Tuesday, February 4, 2014

Top 100: Intro

The top 100 player list is a common exercise in the world of the baseball obsessed: ESPN has what is apparently now a yearly-updated list, The Sporting News did one in '98, SABR put one together in '99, Bill James last did one for his Historical Baseball Abstract in 2000, and I'm sure there are 100 more out there to find. My favorite baseball writer, Joe Posnanski, is in the midst of slowly rolling out his own. In typical Posnanski fashion, he's dedicating a long, fantastic blog post to every single player he names. I'm enjoying his series immensely, but I've been surprised by how much I've disagreed with several of his choices so far. Several commentors have said it looks like he's leaning heavily on win shares in his rankings, which is something I don't look at much. I feel like he may also be giving too much weight to some of the glamorous milestones in the game like 3,000 hits or 500 homers put up by guys like Eddie Murray, Harmon Killebrew, or Ernie Banks. For some reason, these disagreements with Posnanski's list inspired me to put together a list of my own. It's mostly just to satisfy my curiosity, and I don't pretend to be an authority on baseball on par with the people who put together the above lists, but to help pass the time for the rest of the off-season, I'll be posting my list in chunks of 10.

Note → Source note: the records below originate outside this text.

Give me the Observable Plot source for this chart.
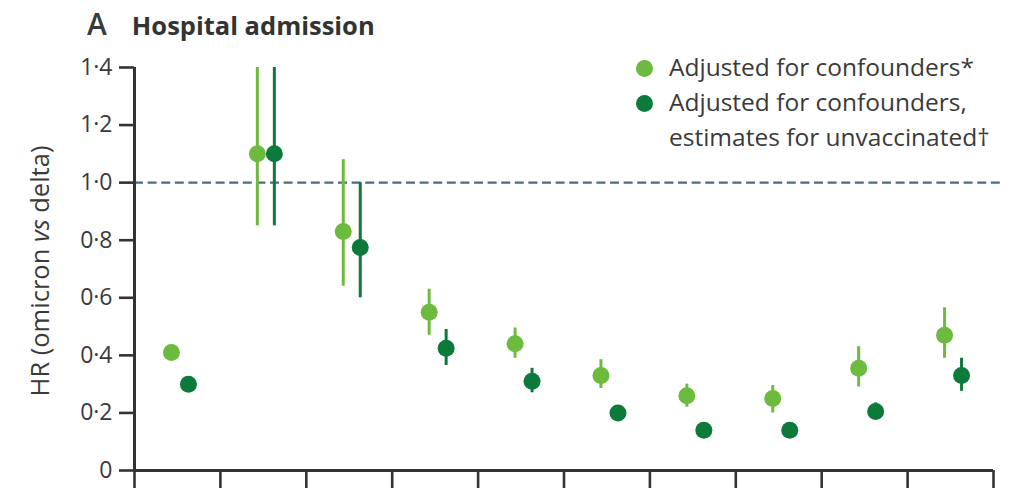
<!DOCTYPE html>
<html>
<head>
<meta charset="utf-8">
<script src="https://cdn.jsdelivr.net/npm/d3@7"></script>
<script src="https://cdn.jsdelivr.net/npm/@observablehq/plot@0.6"></script>
<style>
  body { margin: 0; background: #fff; }
  #chart { position: relative; width: 1030px; height: 488px; overflow: hidden;
           font-family: "Open Sans", Lato, sans-serif; color: #3a3a3a; }
  #chart svg { position: absolute; left: 0; top: 0; }
  .title { position: absolute; left: 87px; top: 3px; white-space: nowrap; color: #333; }
  .title .panel { font-size: 30px; font-weight: 600; margin-right: 25px; color: #3a3a3a; }
  .title .name { font-size: 25.5px; font-weight: 700; }
  .legend { position: absolute; left: 636px; top: 49px; font-size: 24.5px; line-height: 35px; }
  .legend .row { position: relative; padding-left: 33px; }
  .legend .sw { position: absolute; left: 0; top: 11px; width: 17px; height: 17px; border-radius: 50%; }
</style>
</head>
<body>
<div id="chart">
  <div class="title"><span class="panel">A</span><span class="name">Hospital admission</span></div>
</div>
<script>
// Age groups (x categories); tick labels are not printed on this panel
const ageGroups = ["All ages", "0–9", "10–19", "20–29", "30–39", "40–49", "50–59", "60–69", "70–79", "≥80"];

// Hazard ratios (omicron vs delta) adjusted for confounders, with 95% CI
const adjustedHR   = [0.41, 1.10, 0.83, 0.55, 0.44, 0.33, 0.26, 0.25, 0.355, 0.47];
const adjustedLow  = [0.39, 0.85, 0.64, 0.47, 0.39, 0.285, 0.22, 0.20, 0.29, 0.39];
const adjustedHigh = [0.43, 1.40, 1.08, 0.63, 0.495, 0.385, 0.30, 0.295, 0.43, 0.565];

// Estimates for unvaccinated individuals, with 95% CI
const unvaccinatedHR   = [0.30, 1.10, 0.775, 0.425, 0.31, 0.20, 0.14, 0.14, 0.205, 0.33];
const unvaccinatedLow  = [0.28, 0.85, 0.60, 0.365, 0.27, 0.18, 0.12, 0.12, 0.18, 0.275];
const unvaccinatedHigh = [0.32, 1.40, 1.00, 0.49, 0.355, 0.22, 0.16, 0.16, 0.235, 0.39];

const seriesNames = ["Adjusted for confounders*", "Adjusted for confounders,\nestimates for unvaccinated†"];
const seriesColors = ["#6dbb3e", "#0b7a3b"];

const yTicks = [0, 0.2, 0.4, 0.6, 0.8, 1.0, 1.2, 1.4];
const xBoundaries = d3.range(0, ageGroups.length + 1);

const adjustedRows = ageGroups.map((g, i) => ({group: g, pos: i + 0.5, hr: adjustedHR[i], lo: adjustedLow[i], hi: adjustedHigh[i]}));
const unvaccinatedRows = ageGroups.map((g, i) => ({group: g, pos: i + 0.5, hr: unvaccinatedHR[i], lo: unvaccinatedLow[i], hi: unvaccinatedHigh[i]}));

const fmt = d => d === 0 ? "0" : d.toFixed(1).replace(".", "·");
const axisColor = "#333";
const font = "'Open Sans', Lato, sans-serif";

const plot = Plot.plot({
  width: 1030,
  height: 488,
  marginLeft: 134,
  marginRight: 37,
  marginTop: 67,
  marginBottom: 18,
  style: {fontFamily: font, color: "#3a3a3a", background: "transparent"},
  x: {domain: [0, ageGroups.length], axis: null},
  y: {domain: [0, 1.4], axis: null},
  marks: [
    // reference line at HR = 1
    Plot.ruleY([1], {stroke: "#4a6e7d", strokeWidth: 2.4, strokeDasharray: "9,4.6", insetRight: -10}),
    // confidence intervals
    Plot.ruleX(adjustedRows, {x: "pos", y1: "lo", y2: "hi", stroke: seriesColors[0], strokeWidth: 3, dx: -6}),
    Plot.ruleX(unvaccinatedRows, {x: "pos", y1: "lo", y2: "hi", stroke: seriesColors[1], strokeWidth: 3, dx: 11}),
    // point estimates
    Plot.dot(adjustedRows, {x: "pos", y: "hr", r: 8.5, fill: seriesColors[0], dx: -6}),
    Plot.dot(unvaccinatedRows, {x: "pos", y: "hr", r: 8.5, fill: seriesColors[1], dx: 11}),
    // axes
    Plot.axisY({ticks: yTicks, tickFormat: fmt, tickSize: 15, tickPadding: 7, fontSize: 23,
                strokeWidth: 2.6, stroke: axisColor, fill: "#3a3a3a", label: null}),
    Plot.axisX({ticks: xBoundaries, tickFormat: () => "", tickSize: 22, strokeWidth: 2.6,
                stroke: axisColor, label: null}),
    Plot.ruleX([0], {stroke: axisColor, strokeWidth: 3}),
    Plot.ruleY([0], {stroke: axisColor, strokeWidth: 3})
  ]
});

const chart = document.getElementById("chart");
chart.appendChild(plot);

// y-axis title with italic "vs"
const svg = d3.select(plot);
const ylab = svg.append("text")
  .attr("transform", "translate(49,271) rotate(-90)")
  .attr("text-anchor", "middle")
  .attr("font-size", 25.5)
  .attr("fill", "#3a3a3a")
  .attr("font-family", font);
ylab.append("tspan").text("HR (omicron ");
ylab.append("tspan").attr("font-style", "italic").text("vs");
ylab.append("tspan").text(" delta)");

// legend
const legend = d3.select(chart).append("div").attr("class", "legend");
seriesNames.forEach((name, i) => {
  const lines = name.split("\n");
  lines.forEach((line, j) => {
    const row = legend.append("div").attr("class", "row");
    if (j === 0) row.append("span").attr("class", "sw").style("background", seriesColors[i]);
    row.append("span").text(line);
  });
});
</script>
</body>
</html>
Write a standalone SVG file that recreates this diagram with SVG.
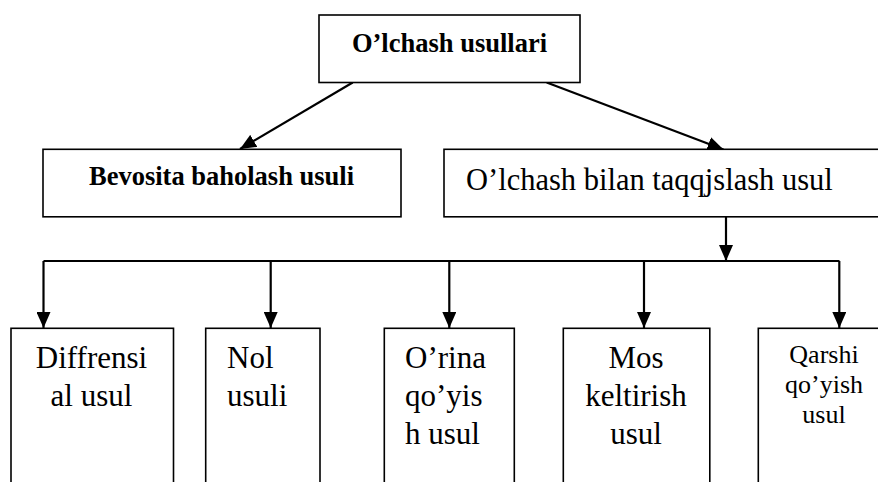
<svg xmlns="http://www.w3.org/2000/svg" width="878" height="482" viewBox="0 0 878 482">
<defs>
<marker id="arr" markerUnits="userSpaceOnUse" markerWidth="16" markerHeight="14" viewBox="0 0 16 14" refX="16" refY="7" orient="auto">
<path d="M0,0 L16,7 L0,14 z" fill="#000"/>
</marker>
<style>
.box{fill:#fff;stroke:#000;stroke-width:1.6}
.con{fill:none;stroke:#000;stroke-width:2.2}
.arrow{marker-end:url(#arr)}
text{font-family:'Liberation Serif','Times New Roman','DejaVu Serif',serif;fill:#000}
.b{font-weight:bold;font-size:26.5px}
.r{font-size:30.5px}
.m{font-size:31px}
.s{font-size:26px}
</style>
</defs>
<rect width="878" height="482" fill="#fff"/>
<g id="connectors">
<path class="con arrow" d="M352.7,82.5 L240,149"/>
<path class="con arrow" d="M546.7,82.5 L723.5,149.5"/>
<path class="con arrow" d="M726,217 L726,261"/>
<path class="con" d="M43.5,261 H839.5"/>
<path class="con arrow" d="M43.5,261 V328"/>
<path class="con arrow" d="M270.7,261 V328"/>
<path class="con arrow" d="M449.3,261 V328"/>
<path class="con arrow" d="M644,261 V328"/>
<path class="con arrow" d="M839.3,261 V328"/>
</g>
<g id="n-root">
<rect class="box" x="319" y="15" width="261" height="67.5"/>
<text class="b" x="449.5" y="51.7" text-anchor="middle" font-family="Liberation Serif, serif">O’lchash usullari</text>
</g>
<g id="n-bevosita">
<rect class="box" x="43" y="149.3" width="358" height="67.5"/>
<text class="b" x="221.5" y="185" text-anchor="middle" font-family="Liberation Serif, serif">Bevosita baholash usuli</text>
</g>
<g id="n-taqqoslash">
<rect class="box" x="444" y="149.3" width="450" height="67.5"/>
<text class="r" x="466" y="190" font-family="Liberation Serif, serif">O’lchash bilan taqqjslash usul</text>
</g>
<g id="n-diff">
<rect class="box" x="11" y="328.3" width="162.5" height="170"/>
<text class="m" text-anchor="middle" font-family="Liberation Serif, serif"><tspan x="91.5" y="368.3">Diffrensi</tspan><tspan x="91.5" y="406">al usul</tspan></text>
</g>
<g id="n-nol">
<rect class="box" x="205.7" y="328.3" width="114.3" height="170"/>
<text class="m" font-family="Liberation Serif, serif"><tspan x="227" y="368.3">Nol</tspan><tspan x="227" y="406">usuli</tspan></text>
</g>
<g id="n-orina">
<rect class="box" x="384.3" y="328.3" width="130" height="170"/>
<text class="m" font-family="Liberation Serif, serif"><tspan x="405" y="368.3">O’rina</tspan><tspan x="405" y="406">qo’yis</tspan><tspan x="405" y="443.5">h usul</tspan></text>
</g>
<g id="n-mos">
<rect class="box" x="563.3" y="328.3" width="146.5" height="170"/>
<text class="m" text-anchor="middle" font-family="Liberation Serif, serif"><tspan x="636" y="368.3">Mos</tspan><tspan x="636" y="406">keltirish</tspan><tspan x="636" y="443.5">usul</tspan></text>
</g>
<g id="n-qarshi">
<rect class="box" x="758.3" y="328.3" width="140" height="170"/>
<text class="s" text-anchor="middle" font-family="Liberation Serif, serif"><tspan x="824" y="363.3">Qarshi</tspan><tspan x="824" y="393.3">qo’yish</tspan><tspan x="824" y="423.3">usul</tspan></text>
</g>
</svg>
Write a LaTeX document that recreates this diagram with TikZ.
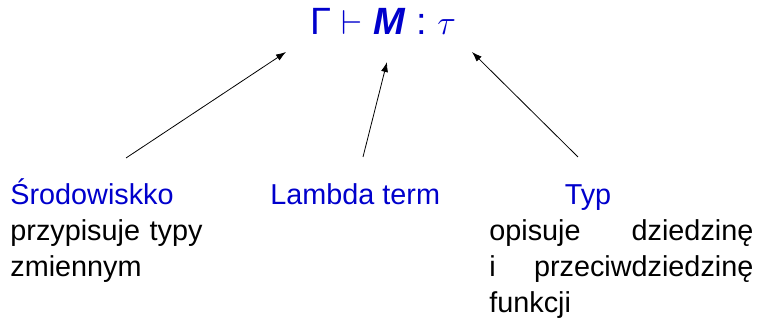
\documentclass[tikz,border=0pt]{standalone}
\usepackage{amsmath}
\usepackage{fontspec}
\setmainfont{Liberation Sans}
\usetikzlibrary{arrows.meta,positioning}
\definecolor{termblue}{HTML}{0000CC}

\begin{document}
\begin{tikzpicture}[
  formula/.style={inner sep=0pt, text=termblue, font=\fontsize{19}{23}\selectfont},
  head/.style={inner sep=0pt, text=termblue, font=\fontsize{14.4}{18}\selectfont},
  desc/.style={inner sep=0pt, font=\fontsize{14.4}{18}\selectfont},
  arrow/.style={-{Latex[length=5pt, width=3.5pt]}, thin}
]
  \useasboundingbox (0pt,0pt) rectangle (378.5pt,160pt);

  \node[formula, anchor=base] (judg) at (191.5pt,142.5pt)
    {Γ $\vdash$ \textbf{\textit{M}} : $\tau$};

  % the three parts of the judgement
  \node[head, anchor=base west] (env) at (5pt,57.5pt) {Środowiskko};
  \node[desc, anchor=base west, text width=110pt, align=left] (envdesc) at (5pt,39.5pt)
    {przypisuje typy\\zmiennym};

  \node[head, anchor=base west] (term) at (135pt,57.5pt) {Lambda term};

  \node[head, anchor=base] (type) at (294pt,57.5pt) {Typ};
  \node[desc, anchor=base west, text width=132pt, align=justify] (typedesc) at (244.5pt,39.5pt)
    {opisuje dziedzinę i przeciwdziedzinę funkcji};

  \coordinate (envtail) at (63pt,81pt);
  \coordinate (termtail) at (181.5pt,81.5pt);
  \coordinate (typetail) at (289pt,81.5pt);
  \coordinate (envtip) at (143pt,134pt);
  \coordinate (termtip) at (193.5pt,129pt);
  \coordinate (typetip) at (236pt,134pt);

  \draw[arrow] (envtail) -- (envtip);
  \draw[arrow] (termtail) -- (termtip);
  \draw[arrow] (typetail) -- (typetip);

\end{tikzpicture}
\end{document}
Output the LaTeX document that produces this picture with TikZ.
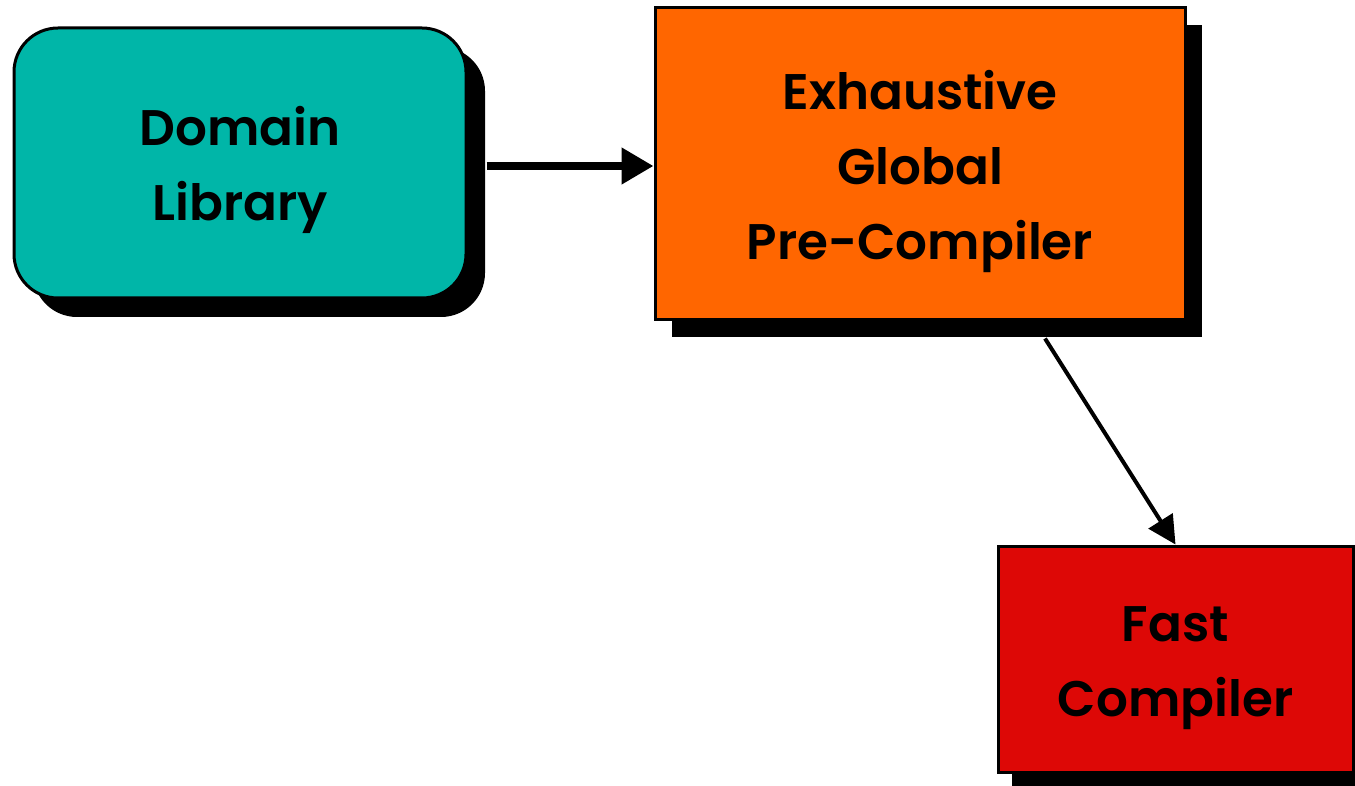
\documentclass[tikz,border=0pt]{standalone}
\usepackage{fontspec}
\setmainfont{Poppins}[BoldFont={Poppins SemiBold}]
\usetikzlibrary{shadows,arrows.meta}
\definecolor{libteal}{RGB}{0,182,168}
\definecolor{preorange}{RGB}{255,102,0}
\definecolor{fastred}{RGB}{221,8,6}
\newcommand{\toplift}{\rule{0pt}{27pt}}
\begin{document}
\begin{tikzpicture}[x=0.5pt,y=-0.5pt,
	box/.style={draw=black,line width=1.5pt,align=center,inner sep=0pt,
		font=\fontsize{25}{37.5}\selectfont\bfseries},
	shade/.style={drop shadow={shadow xshift=#1,shadow yshift=-#1,opacity=1,fill=black}}]
	\useasboundingbox (0,0) rectangle (1355,786);
	\node[box,shade=9.5pt,fill=libteal,rounded corners=22pt,minimum width=226pt,minimum height=135pt] (lib) at (240,163) {\toplift Domain\\Library};
	\node[box,shade=8.5pt,fill=preorange,minimum width=265pt,minimum height=156pt] (pre) at (920,164) {\toplift Exhaustive\\Global\\Pre-Compiler};
	\node[box,shade=7pt,fill=fastred,minimum width=177.5pt,minimum height=113pt] (fast) at (1175.5,659) {\toplift Fast\\Compiler};
	\draw[line width=3.8pt,-{Triangle[length=16pt,width=17.5pt]}] ([xshift=9.5pt,yshift=-1.5pt]lib.east) -- ([yshift=-1pt]pre.west);
	\draw[line width=2pt,-{Triangle[length=14pt,width=14pt]}] ([xshift=62.5pt,yshift=-8.5pt]pre.south) -- (fast.north);
\end{tikzpicture}
\end{document}
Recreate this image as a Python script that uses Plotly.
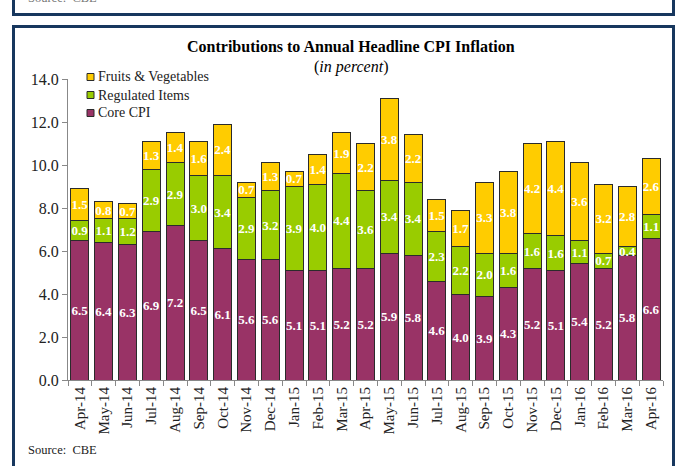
import plotly.graph_objects as go

months = ["Apr-14", "May-14", "Jun-14", "Jul-14", "Aug-14", "Sep-14", "Oct-14", "Nov-14",
          "Dec-14", "Jan-15", "Feb-15", "Mar-15", "Apr-15", "May-15", "Jun-15", "Jul-15",
          "Aug-15", "Sep-15", "Oct-15", "Nov-15", "Dec-15", "Jan-16", "Feb-16", "Mar-16", "Apr-16"]
core_cpi = [6.5, 6.4, 6.3, 6.9, 7.2, 6.5, 6.1, 5.6, 5.6, 5.1, 5.1, 5.2, 5.2, 5.9, 5.8, 4.6,
            4.0, 3.9, 4.3, 5.2, 5.1, 5.4, 5.2, 5.8, 6.6]
regulated = [0.9, 1.1, 1.2, 2.9, 2.9, 3.0, 3.4, 2.9, 3.2, 3.9, 4.0, 4.4, 3.6, 3.4, 3.4, 2.3,
             2.2, 2.0, 1.6, 1.6, 1.6, 1.1, 0.7, 0.4, 1.1]
fruits_veg = [1.5, 0.8, 0.7, 1.3, 1.4, 1.6, 2.4, 0.7, 1.3, 0.7, 1.4, 1.9, 2.2, 3.8, 2.2, 1.5,
              1.7, 3.3, 3.8, 4.2, 4.4, 3.6, 3.2, 2.8, 2.6]
y_ticks = [0, 2, 4, 6, 8, 10, 12, 14]

FONT = "Liberation Serif, Times New Roman, serif"
W, H = 679, 466
ML, MR, MT, MB = 68, 16, 79, 86
PW, PH = W - ML - MR, H - MT - MB


def px(x):
    return (x - ML) / PW


def py(y):
    return (H - MB - y) / PH


fig = go.Figure()
series = [("Core CPI", core_cpi, "#993366"),
          ("Regulated Items", regulated, "#99CC00"),
          ("Fruits & Vegetables", fruits_veg, "#FFCC00")]
for name, vals, col in series:
    fig.add_trace(go.Bar(
        x=months, y=vals, name=name,
        marker=dict(color=col, line=dict(color="#2b2b2b", width=1)),
        text=[f"{v:.1f}" for v in vals],
        textposition="inside", insidetextanchor="middle", textangle=0,
        textfont=dict(family=FONT, size=13, color="white", weight="bold"),
        hoverinfo="skip", showlegend=False,
    ))

navy = "#17375E"
shapes = [
    dict(type="rect", xref="paper", yref="paper",
         x0=px(13.5), x1=px(673.5), y0=py(-20), y1=py(14.5),
         line=dict(color=navy, width=3), layer="above"),
    dict(type="rect", xref="paper", yref="paper",
         x0=px(13.5), x1=px(673.5), y0=py(26.5), y1=py(480),
         line=dict(color=navy, width=3), layer="above"),
]

annotations = [
    dict(text="<b>Contributions to Annual Headline CPI Inflation</b>",
         xref="paper", yref="paper", x=px(351), y=py(47), showarrow=False,
         font=dict(family=FONT, size=16, color="black"), xanchor="center", yanchor="middle"),
    dict(text="(<i>in percent</i>)",
         xref="paper", yref="paper", x=px(351), y=py(67), showarrow=False,
         font=dict(family=FONT, size=16, color="black"), xanchor="center", yanchor="middle"),
    dict(text="Source:  CBE",
         xref="paper", yref="paper", x=px(26), y=py(450), showarrow=False,
         font=dict(family=FONT, size=12.5, color="#222"), xanchor="left", yanchor="middle"),
    dict(text="Source:  CBE",
         xref="paper", yref="paper", x=px(26), y=py(-2), showarrow=False,
         font=dict(family=FONT, size=12.5, color="#777"), xanchor="left", yanchor="middle"),
]

# legend (top-left, drawn as small swatches with labels)
legend_rows = [("Fruits & Vegetables", "#FFCC00", 77),
               ("Regulated Items", "#99CC00", 95),
               ("Core CPI", "#993366", 113)]
for label, col, yy in legend_rows:
    shapes.append(dict(type="rect", xref="paper", yref="paper",
                       x0=px(87), x1=px(94), y0=py(yy + 3.5), y1=py(yy - 3.5),
                       fillcolor=col, line=dict(color="#2b2b2b", width=1)))
    annotations.append(dict(text=label, xref="paper", yref="paper", x=px(96), y=py(yy),
                            showarrow=False, xanchor="left", yanchor="middle",
                            font=dict(family=FONT, size=14, color="#222")))

fig.update_layout(
    width=W, height=H,
    margin=dict(l=ML, r=MR, t=MT, b=MB, autoexpand=False),
    paper_bgcolor="white", plot_bgcolor="white",
    barmode="stack", bargap=0.24,
    showlegend=False,
    uniformtext=dict(minsize=13, mode="show"),
    shapes=shapes, annotations=annotations,
    xaxis=dict(type="category", tickangle=-90, showgrid=False,
               showline=True, linecolor="#888", linewidth=1,
               ticks="outside", tickson="boundaries", ticklen=5, tickcolor="#888",
               tickfont=dict(family=FONT, size=15, color="#222")),
    yaxis=dict(range=[0, 14], tickvals=y_ticks, tickformat=".1f", showgrid=False,
               showline=True, linecolor="#888", linewidth=1,
               ticks="outside", ticklen=5, tickcolor="#888", zeroline=False,
               tickfont=dict(family=FONT, size=16, color="#222")),
)

fig.write_html("out.html", config={"displayModeBar": False},
               post_script="document.body.style.margin='0';")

I'm not going to comment on the players so much, but instead make note of connections the players had to Kansas City, if any. I'm also going to turn this into a drawing exercise. I'm no great artist, but there was a time, let's call it "college," when I was enrolled in a few drawing classes and was starting to get decent thanks to all the practice. But in the last 10-plus years, I've barely arted at all, so this is to see if I can get back into it some. At first I may just have two or three drawings for each post of 10 players, but who knows, maybe I'll keep it going and do all 100 eventually. Have to give a big tip of the cap to Summer Anne Burton and her Every Hall of Famer drawing project for the inspiration.

(My method for ranking: Like Posnanski, all players were considered, including Negro leaguers. For major leaguers, I gave the most weight to the following factors, in descending importance: 1. career wins above average, not counting any years with negative WAA (thanks to Adam Darowski), 2. career wins above replacement (an average of the B-Ref and Fangraphs varieties), 3. top seven bWAR seasons, 4. top three bWAR seasons, and 5. post-season performance. The goal is to capture extended greatness with WAA, general value with WAR, a mid-length peak with WAR7, and short bursts of greatness with WAR3. (If I had any coding skills, I would use WAA7 and WAA3 instead of WAR, but WAR has to do for now.) Post-season performance is a minor factor, but acts as a nice sort of tie-breaker for players who are otherwise very close. A formula with those five factors gave me my starting point for the list, and I moved around players from there as I saw fit. Even trying to rank major leaguers with meticulously kept stats proved extremely difficult, but of course it's nothing compared to deciding where Negro leaguers and Sadaharu Oh should fit. I ended up relying on reputations and the oral history, plus the piecemeal Negro league stats that are available on B-Ref. Fortunately, for players with long careers in the Negro leagues, those stats usually match up well with reputations. Sadaharu Oh might have been the toughest to rate, but I started with these major league equivalencies for him and went from there.)